→ **What the task requires**
Each line from the one containing "What matplotlib code" through the one containing "from matplotlib.ticker import" is to be retyped exactly, both end lines included, and all other lines left out.

## Begin

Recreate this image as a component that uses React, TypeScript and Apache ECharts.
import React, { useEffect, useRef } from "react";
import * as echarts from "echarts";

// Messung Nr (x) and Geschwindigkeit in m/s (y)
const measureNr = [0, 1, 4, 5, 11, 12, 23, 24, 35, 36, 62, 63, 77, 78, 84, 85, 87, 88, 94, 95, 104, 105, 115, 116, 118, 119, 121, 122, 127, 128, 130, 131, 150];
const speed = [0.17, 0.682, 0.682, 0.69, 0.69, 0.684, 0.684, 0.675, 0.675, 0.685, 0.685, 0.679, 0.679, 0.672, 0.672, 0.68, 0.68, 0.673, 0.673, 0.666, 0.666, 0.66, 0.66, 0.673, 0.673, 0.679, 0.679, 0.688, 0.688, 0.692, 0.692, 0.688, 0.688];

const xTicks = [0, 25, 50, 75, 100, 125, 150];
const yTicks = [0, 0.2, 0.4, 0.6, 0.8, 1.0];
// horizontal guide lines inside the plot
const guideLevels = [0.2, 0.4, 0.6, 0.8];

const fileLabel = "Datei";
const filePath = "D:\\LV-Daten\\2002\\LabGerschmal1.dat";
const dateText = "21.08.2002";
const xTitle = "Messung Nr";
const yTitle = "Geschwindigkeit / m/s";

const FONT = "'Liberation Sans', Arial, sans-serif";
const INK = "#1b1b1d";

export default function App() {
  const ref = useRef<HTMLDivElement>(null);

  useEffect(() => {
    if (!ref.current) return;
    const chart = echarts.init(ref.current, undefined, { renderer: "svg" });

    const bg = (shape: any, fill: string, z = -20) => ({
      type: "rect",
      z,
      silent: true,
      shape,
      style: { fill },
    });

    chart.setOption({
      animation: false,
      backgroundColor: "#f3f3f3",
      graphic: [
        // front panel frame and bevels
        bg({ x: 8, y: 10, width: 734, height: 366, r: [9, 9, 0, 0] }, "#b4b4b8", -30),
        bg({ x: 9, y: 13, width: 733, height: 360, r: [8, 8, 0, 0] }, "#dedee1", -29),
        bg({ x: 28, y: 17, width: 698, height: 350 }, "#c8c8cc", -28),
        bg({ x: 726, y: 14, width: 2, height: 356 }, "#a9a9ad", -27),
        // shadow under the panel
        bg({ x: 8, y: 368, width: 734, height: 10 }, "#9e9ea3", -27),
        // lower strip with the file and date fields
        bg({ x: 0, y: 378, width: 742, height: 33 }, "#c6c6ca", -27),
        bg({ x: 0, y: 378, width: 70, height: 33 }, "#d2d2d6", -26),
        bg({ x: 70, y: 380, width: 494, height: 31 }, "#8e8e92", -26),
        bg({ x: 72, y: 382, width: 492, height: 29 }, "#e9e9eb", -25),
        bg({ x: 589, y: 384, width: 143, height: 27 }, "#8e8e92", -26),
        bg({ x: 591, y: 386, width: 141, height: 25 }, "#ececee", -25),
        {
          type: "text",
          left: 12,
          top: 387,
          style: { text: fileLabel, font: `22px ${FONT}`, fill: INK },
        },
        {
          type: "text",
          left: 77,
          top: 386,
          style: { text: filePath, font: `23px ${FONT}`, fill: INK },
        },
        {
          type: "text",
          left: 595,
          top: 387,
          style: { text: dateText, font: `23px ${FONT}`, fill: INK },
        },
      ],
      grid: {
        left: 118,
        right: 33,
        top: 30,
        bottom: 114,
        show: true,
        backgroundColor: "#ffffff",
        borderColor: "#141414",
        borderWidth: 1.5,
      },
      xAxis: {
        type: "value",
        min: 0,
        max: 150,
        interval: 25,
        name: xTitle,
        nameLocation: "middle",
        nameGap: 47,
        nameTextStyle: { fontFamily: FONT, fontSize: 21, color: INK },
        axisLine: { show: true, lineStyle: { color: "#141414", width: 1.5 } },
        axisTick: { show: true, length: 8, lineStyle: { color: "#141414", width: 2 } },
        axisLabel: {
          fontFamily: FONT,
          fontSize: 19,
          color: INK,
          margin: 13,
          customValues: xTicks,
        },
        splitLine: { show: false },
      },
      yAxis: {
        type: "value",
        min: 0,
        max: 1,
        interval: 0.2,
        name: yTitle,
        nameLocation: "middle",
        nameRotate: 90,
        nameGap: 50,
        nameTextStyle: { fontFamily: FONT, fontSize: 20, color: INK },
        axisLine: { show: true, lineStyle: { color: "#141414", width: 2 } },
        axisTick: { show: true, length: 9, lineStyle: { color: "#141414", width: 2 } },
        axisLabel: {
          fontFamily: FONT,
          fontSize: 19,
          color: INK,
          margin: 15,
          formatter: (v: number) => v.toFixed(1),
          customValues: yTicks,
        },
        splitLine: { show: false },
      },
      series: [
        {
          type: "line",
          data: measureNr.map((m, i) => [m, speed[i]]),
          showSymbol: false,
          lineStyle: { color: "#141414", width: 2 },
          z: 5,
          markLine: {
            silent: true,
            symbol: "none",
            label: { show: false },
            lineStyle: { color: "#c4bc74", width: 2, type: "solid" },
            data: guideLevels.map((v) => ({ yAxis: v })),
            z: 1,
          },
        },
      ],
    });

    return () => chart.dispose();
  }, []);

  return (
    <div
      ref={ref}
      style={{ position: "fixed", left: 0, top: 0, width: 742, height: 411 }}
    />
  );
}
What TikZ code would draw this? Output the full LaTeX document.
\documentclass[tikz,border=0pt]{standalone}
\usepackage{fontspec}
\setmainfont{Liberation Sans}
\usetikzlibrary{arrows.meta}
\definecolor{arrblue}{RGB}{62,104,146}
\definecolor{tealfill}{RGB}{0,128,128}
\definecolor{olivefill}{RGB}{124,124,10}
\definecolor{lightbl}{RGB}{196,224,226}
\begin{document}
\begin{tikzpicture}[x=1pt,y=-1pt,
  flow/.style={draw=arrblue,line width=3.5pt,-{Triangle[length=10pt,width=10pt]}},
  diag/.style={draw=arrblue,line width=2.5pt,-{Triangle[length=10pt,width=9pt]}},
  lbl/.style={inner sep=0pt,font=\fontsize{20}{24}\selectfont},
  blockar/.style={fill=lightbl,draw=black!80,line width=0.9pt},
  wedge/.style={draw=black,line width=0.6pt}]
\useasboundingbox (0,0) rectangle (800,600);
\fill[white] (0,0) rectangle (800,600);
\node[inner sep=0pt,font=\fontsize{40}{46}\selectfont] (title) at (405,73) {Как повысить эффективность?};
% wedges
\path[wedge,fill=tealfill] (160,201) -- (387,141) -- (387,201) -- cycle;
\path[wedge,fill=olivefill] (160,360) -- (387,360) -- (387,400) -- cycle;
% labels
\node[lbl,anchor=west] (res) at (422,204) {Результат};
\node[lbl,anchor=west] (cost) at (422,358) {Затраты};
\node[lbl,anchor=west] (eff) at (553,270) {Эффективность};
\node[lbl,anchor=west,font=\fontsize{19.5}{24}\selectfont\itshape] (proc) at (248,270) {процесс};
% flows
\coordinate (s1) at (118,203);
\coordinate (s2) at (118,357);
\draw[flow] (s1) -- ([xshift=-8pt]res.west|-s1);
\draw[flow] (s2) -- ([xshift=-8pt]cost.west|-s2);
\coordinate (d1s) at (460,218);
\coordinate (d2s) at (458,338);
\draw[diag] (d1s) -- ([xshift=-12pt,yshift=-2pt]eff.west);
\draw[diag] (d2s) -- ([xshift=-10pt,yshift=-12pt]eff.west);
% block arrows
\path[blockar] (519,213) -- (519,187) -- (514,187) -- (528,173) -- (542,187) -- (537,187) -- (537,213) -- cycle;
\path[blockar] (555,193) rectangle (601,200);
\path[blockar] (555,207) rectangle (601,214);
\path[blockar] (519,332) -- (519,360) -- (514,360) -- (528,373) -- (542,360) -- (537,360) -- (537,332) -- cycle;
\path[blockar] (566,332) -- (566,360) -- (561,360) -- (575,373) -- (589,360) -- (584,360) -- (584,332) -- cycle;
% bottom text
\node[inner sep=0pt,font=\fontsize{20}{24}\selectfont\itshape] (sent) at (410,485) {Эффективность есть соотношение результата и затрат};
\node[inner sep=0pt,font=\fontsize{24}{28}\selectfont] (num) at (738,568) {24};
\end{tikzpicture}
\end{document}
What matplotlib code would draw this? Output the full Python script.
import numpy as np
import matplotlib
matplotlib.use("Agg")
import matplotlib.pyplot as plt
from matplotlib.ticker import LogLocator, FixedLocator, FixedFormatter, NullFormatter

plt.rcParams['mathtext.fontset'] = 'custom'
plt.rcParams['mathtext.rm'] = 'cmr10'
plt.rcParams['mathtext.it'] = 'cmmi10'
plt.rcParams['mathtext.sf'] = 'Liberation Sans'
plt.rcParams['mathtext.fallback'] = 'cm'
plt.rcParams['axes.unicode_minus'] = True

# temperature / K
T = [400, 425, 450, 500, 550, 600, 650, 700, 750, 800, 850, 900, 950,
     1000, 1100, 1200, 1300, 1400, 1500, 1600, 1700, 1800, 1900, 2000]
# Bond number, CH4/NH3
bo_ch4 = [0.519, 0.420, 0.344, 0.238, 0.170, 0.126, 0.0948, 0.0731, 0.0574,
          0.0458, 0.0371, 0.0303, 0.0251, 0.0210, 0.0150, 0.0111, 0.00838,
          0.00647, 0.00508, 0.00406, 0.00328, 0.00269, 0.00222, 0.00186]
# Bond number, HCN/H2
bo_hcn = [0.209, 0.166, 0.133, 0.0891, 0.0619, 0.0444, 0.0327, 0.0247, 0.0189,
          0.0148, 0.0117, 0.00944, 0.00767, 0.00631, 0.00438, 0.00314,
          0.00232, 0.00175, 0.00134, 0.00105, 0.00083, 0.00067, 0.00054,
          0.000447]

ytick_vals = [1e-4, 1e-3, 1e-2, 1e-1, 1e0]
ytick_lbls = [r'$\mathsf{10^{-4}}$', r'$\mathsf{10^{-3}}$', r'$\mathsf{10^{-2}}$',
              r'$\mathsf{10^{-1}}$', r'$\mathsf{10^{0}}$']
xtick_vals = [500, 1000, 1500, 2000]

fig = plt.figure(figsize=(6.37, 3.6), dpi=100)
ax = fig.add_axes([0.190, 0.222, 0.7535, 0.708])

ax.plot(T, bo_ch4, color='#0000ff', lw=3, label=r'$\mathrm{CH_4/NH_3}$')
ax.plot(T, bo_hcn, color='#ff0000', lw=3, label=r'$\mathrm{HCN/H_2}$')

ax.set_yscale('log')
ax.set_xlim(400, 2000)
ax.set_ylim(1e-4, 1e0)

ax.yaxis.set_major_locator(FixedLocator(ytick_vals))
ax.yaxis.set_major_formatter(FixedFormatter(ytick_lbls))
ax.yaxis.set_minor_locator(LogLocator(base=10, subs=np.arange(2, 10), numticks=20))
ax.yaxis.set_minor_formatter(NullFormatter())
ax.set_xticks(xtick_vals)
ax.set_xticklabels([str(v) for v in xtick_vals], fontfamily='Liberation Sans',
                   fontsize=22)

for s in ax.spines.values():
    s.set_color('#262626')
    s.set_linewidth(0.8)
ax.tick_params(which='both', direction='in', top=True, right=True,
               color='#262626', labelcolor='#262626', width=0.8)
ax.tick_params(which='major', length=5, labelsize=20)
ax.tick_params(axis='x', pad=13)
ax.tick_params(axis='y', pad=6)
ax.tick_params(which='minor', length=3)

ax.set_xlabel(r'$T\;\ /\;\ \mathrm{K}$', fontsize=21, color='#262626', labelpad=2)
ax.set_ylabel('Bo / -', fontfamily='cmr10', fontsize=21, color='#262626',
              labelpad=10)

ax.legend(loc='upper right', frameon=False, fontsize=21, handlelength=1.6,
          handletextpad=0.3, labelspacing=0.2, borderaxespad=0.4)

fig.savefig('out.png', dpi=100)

## End

→ **Complete output**
What matplotlib code would draw this? Output the full Python script.
import numpy as np
import matplotlib
matplotlib.use("Agg")
import matplotlib.pyplot as plt
from matplotlib.ticker import LogLocator, FixedLocator, FixedFormatter, NullFormatter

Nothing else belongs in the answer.